#### Data for this exercise
-------------------------

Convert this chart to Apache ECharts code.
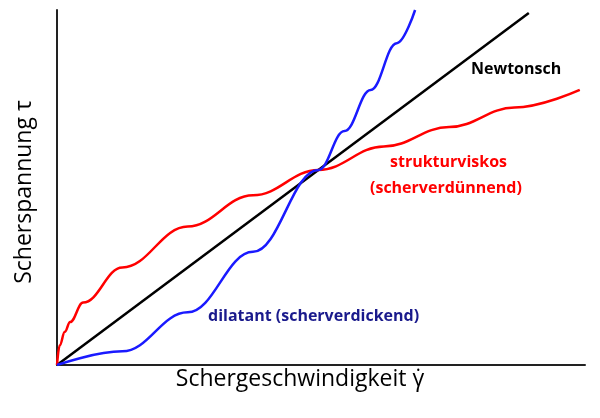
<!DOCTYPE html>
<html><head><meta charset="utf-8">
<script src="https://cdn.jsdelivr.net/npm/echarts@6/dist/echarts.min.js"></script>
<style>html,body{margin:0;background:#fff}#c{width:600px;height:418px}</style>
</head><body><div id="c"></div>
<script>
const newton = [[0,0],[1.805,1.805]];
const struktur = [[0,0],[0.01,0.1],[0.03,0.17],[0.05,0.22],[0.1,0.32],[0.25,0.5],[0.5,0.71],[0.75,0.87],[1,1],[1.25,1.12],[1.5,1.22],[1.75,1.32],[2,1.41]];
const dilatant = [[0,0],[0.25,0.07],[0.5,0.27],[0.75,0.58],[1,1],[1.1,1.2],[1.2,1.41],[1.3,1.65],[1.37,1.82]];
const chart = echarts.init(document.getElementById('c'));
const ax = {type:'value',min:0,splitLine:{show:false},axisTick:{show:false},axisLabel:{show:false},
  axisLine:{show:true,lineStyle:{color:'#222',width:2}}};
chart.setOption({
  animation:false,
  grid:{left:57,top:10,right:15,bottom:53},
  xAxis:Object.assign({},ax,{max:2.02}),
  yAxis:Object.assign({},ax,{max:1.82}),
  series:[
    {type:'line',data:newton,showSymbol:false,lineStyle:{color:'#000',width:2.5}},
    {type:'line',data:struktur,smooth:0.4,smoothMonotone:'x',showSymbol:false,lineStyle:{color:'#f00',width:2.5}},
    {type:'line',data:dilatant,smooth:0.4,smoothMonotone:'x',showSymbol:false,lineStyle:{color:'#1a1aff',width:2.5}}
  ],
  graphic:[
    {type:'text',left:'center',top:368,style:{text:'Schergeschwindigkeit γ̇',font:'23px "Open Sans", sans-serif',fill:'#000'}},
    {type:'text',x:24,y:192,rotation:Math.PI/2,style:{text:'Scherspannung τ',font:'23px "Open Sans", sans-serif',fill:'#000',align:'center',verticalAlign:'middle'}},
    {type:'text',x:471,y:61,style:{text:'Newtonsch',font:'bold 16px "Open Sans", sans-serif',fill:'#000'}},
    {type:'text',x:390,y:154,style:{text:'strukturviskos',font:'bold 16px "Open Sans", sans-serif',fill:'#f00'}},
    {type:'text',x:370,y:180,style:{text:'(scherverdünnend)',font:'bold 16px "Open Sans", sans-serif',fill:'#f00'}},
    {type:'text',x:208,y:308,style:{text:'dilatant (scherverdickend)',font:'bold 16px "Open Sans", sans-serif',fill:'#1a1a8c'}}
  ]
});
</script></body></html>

-------------------------

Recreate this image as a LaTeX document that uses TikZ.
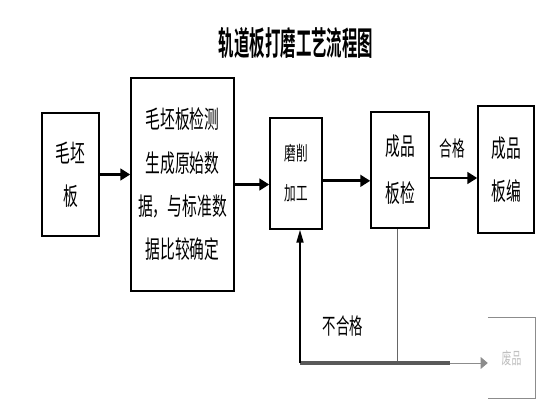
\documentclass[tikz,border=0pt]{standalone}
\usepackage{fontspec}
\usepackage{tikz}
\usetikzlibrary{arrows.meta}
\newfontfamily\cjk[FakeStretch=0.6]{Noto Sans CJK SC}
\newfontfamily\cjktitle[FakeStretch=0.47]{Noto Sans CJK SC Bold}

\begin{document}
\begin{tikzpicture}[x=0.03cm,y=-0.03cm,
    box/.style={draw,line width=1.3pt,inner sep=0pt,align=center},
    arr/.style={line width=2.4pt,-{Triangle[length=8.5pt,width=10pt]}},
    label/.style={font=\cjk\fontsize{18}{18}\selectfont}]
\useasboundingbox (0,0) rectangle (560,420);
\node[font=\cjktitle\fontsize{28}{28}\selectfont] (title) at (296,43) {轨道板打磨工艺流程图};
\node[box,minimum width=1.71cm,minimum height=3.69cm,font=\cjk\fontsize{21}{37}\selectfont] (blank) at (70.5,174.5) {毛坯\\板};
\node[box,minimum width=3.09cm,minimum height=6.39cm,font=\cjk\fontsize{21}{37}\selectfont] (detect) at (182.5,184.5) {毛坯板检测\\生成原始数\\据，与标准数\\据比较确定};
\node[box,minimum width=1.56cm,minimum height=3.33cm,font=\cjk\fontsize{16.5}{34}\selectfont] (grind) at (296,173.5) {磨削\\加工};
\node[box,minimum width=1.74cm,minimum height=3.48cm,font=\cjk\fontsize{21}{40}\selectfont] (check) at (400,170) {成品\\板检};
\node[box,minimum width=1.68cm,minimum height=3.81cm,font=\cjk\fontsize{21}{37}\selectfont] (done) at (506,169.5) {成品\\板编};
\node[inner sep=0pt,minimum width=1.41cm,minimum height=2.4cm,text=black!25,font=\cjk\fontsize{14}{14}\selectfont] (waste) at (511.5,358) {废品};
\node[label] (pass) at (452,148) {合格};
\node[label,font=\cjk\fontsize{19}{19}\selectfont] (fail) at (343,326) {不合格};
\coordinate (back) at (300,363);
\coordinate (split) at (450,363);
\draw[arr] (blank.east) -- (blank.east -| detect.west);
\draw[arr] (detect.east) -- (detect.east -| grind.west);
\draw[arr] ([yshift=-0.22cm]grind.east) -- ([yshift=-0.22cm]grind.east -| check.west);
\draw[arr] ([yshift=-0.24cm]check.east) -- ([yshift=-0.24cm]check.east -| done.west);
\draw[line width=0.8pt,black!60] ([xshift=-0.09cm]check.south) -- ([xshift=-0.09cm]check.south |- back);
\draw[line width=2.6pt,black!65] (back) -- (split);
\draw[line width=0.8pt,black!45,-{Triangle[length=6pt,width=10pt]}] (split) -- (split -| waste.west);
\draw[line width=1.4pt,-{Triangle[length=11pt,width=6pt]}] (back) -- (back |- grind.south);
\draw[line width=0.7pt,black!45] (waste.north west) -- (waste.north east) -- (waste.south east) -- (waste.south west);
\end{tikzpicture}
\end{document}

-------------------------

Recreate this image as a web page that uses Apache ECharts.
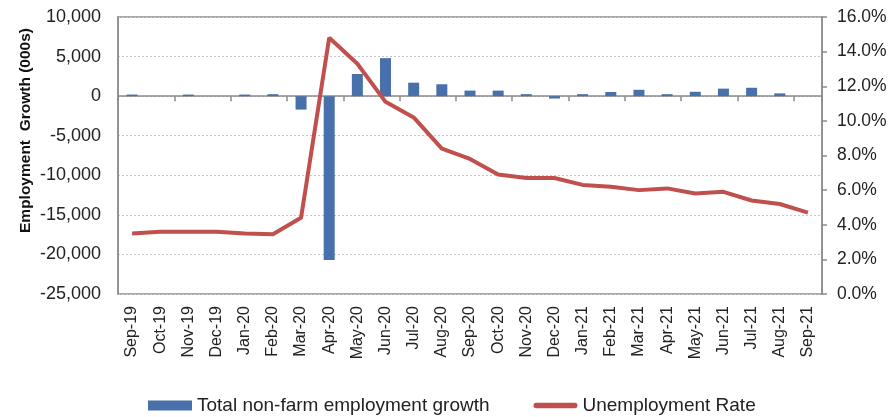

-------------------------

#### Instruction
Everything from the line with "Convert this chart to Apache ECharts code." down to the line with "</script></body></html>" in the data above should be copied exactly, with both end lines kept and the pictures left out.

#### Task result
Convert this chart to Apache ECharts code.
<!DOCTYPE html>
<html><head><meta charset="utf-8">
<script src="https://cdn.jsdelivr.net/npm/echarts@6/dist/echarts.min.js"></script>
<style>html,body{margin:0;background:#fff}#c{width:600px;height:418px}</style>
</head><body><div id="c"></div>
<script>
const newton = [[0,0],[1.805,1.805]];
const struktur = [[0,0],[0.01,0.1],[0.03,0.17],[0.05,0.22],[0.1,0.32],[0.25,0.5],[0.5,0.71],[0.75,0.87],[1,1],[1.25,1.12],[1.5,1.22],[1.75,1.32],[2,1.41]];
const dilatant = [[0,0],[0.25,0.07],[0.5,0.27],[0.75,0.58],[1,1],[1.1,1.2],[1.2,1.41],[1.3,1.65],[1.37,1.82]];
const chart = echarts.init(document.getElementById('c'));
const ax = {type:'value',min:0,splitLine:{show:false},axisTick:{show:false},axisLabel:{show:false},
  axisLine:{show:true,lineStyle:{color:'#222',width:2}}};
chart.setOption({
  animation:false,
  grid:{left:57,top:10,right:15,bottom:53},
  xAxis:Object.assign({},ax,{max:2.02}),
  yAxis:Object.assign({},ax,{max:1.82}),
  series:[
    {type:'line',data:newton,showSymbol:false,lineStyle:{color:'#000',width:2.5}},
    {type:'line',data:struktur,smooth:0.4,smoothMonotone:'x',showSymbol:false,lineStyle:{color:'#f00',width:2.5}},
    {type:'line',data:dilatant,smooth:0.4,smoothMonotone:'x',showSymbol:false,lineStyle:{color:'#1a1aff',width:2.5}}
  ],
  graphic:[
    {type:'text',left:'center',top:368,style:{text:'Schergeschwindigkeit γ̇',font:'23px "Open Sans", sans-serif',fill:'#000'}},
    {type:'text',x:24,y:192,rotation:Math.PI/2,style:{text:'Scherspannung τ',font:'23px "Open Sans", sans-serif',fill:'#000',align:'center',verticalAlign:'middle'}},
    {type:'text',x:471,y:61,style:{text:'Newtonsch',font:'bold 16px "Open Sans", sans-serif',fill:'#000'}},
    {type:'text',x:390,y:154,style:{text:'strukturviskos',font:'bold 16px "Open Sans", sans-serif',fill:'#f00'}},
    {type:'text',x:370,y:180,style:{text:'(scherverdünnend)',font:'bold 16px "Open Sans", sans-serif',fill:'#f00'}},
    {type:'text',x:208,y:308,style:{text:'dilatant (scherverdickend)',font:'bold 16px "Open Sans", sans-serif',fill:'#1a1a8c'}}
  ]
});
</script></body></html>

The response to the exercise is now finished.